──────── Data lines
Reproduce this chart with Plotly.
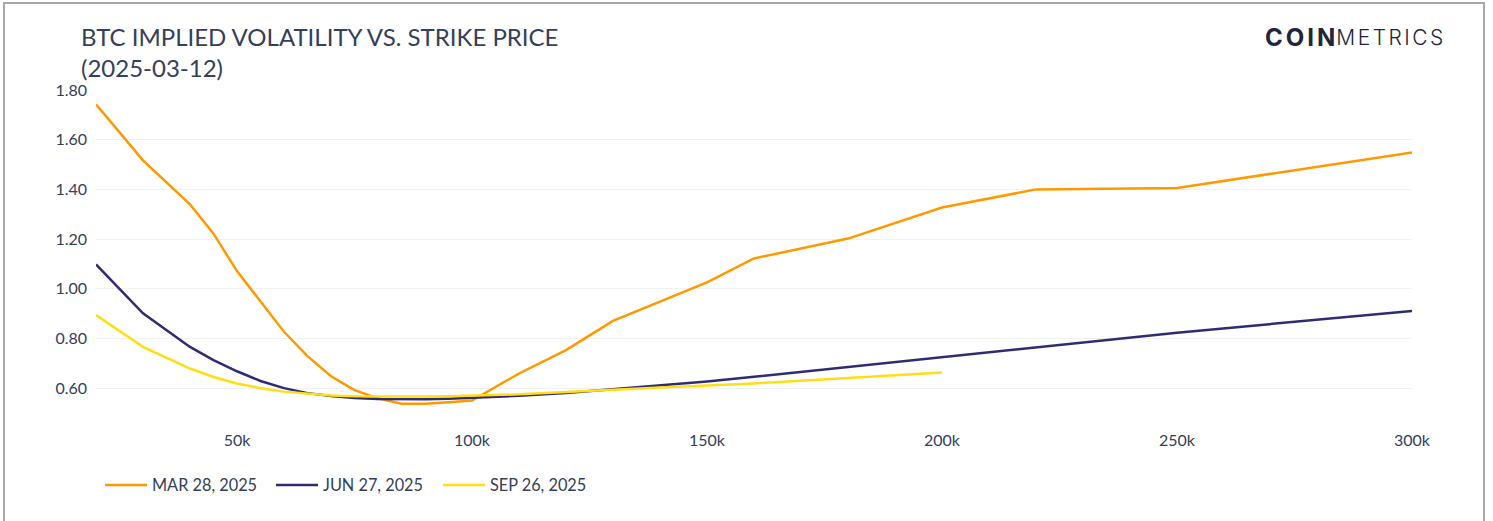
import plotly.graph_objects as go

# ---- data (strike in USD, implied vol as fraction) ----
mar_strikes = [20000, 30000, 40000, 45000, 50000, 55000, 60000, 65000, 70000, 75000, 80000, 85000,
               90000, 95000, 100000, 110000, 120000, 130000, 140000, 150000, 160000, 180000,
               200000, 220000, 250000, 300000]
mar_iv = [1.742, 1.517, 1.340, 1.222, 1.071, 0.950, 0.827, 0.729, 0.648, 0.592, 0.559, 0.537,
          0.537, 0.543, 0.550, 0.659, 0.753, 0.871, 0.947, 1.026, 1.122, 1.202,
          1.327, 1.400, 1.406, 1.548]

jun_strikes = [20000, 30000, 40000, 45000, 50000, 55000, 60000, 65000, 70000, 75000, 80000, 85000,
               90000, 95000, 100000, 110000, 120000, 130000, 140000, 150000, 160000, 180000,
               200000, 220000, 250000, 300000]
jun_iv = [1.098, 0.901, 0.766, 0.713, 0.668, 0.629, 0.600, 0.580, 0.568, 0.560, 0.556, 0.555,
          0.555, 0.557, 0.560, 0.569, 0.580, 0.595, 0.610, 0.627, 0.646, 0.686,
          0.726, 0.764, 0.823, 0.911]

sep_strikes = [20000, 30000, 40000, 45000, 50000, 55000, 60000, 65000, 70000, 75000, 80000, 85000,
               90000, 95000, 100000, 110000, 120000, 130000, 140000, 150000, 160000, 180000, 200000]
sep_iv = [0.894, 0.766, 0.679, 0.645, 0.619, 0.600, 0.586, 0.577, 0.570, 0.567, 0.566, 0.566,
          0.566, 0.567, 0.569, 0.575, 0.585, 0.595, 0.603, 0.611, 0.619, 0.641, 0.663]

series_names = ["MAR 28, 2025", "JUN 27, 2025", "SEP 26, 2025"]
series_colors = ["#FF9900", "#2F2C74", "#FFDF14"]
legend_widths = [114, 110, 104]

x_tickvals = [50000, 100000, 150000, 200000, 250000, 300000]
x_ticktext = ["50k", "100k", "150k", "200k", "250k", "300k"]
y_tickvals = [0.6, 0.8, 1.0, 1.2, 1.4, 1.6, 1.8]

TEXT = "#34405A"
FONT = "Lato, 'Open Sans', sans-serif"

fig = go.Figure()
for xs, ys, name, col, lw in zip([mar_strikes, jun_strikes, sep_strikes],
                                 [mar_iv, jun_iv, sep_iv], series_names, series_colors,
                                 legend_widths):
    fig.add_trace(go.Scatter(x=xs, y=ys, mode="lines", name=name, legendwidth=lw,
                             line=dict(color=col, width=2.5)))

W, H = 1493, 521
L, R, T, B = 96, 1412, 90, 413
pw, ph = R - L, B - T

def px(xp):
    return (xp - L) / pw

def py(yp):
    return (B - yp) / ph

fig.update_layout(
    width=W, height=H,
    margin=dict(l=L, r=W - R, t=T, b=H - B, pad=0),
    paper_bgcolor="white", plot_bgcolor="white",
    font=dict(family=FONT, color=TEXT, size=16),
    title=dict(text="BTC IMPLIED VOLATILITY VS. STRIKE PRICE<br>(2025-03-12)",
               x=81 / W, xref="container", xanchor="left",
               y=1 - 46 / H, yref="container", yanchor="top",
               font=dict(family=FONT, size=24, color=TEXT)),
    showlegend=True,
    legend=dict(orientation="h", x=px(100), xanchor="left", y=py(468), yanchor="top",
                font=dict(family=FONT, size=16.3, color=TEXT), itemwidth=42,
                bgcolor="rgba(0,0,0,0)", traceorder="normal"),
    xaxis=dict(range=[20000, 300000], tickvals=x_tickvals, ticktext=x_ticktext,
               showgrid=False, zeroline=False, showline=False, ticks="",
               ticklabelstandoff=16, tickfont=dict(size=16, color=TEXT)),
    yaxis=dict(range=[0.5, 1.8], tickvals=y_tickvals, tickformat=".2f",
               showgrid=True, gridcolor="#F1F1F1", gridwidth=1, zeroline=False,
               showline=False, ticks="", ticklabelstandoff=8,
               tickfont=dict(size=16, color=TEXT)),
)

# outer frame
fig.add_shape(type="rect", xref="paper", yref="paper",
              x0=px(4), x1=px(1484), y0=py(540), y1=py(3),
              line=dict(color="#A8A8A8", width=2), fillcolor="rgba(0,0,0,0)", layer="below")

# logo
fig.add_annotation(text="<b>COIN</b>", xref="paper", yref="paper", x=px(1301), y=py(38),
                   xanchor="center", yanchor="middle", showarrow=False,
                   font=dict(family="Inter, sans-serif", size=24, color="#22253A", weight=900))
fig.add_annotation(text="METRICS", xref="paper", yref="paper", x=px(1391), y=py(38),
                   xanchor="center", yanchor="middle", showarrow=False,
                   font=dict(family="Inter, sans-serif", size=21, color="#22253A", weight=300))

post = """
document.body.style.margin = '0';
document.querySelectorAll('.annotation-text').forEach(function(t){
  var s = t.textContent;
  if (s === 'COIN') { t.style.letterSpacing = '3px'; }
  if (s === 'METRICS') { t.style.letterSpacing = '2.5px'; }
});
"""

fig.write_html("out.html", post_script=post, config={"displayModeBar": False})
────────────────
Emit the lines of the material exactly, from its first line to the line containing "import plotly.graph_objects as go", inclusive; leave every picture out.

[Output of the exercise]
Reproduce this chart with Plotly.
import plotly.graph_objects as go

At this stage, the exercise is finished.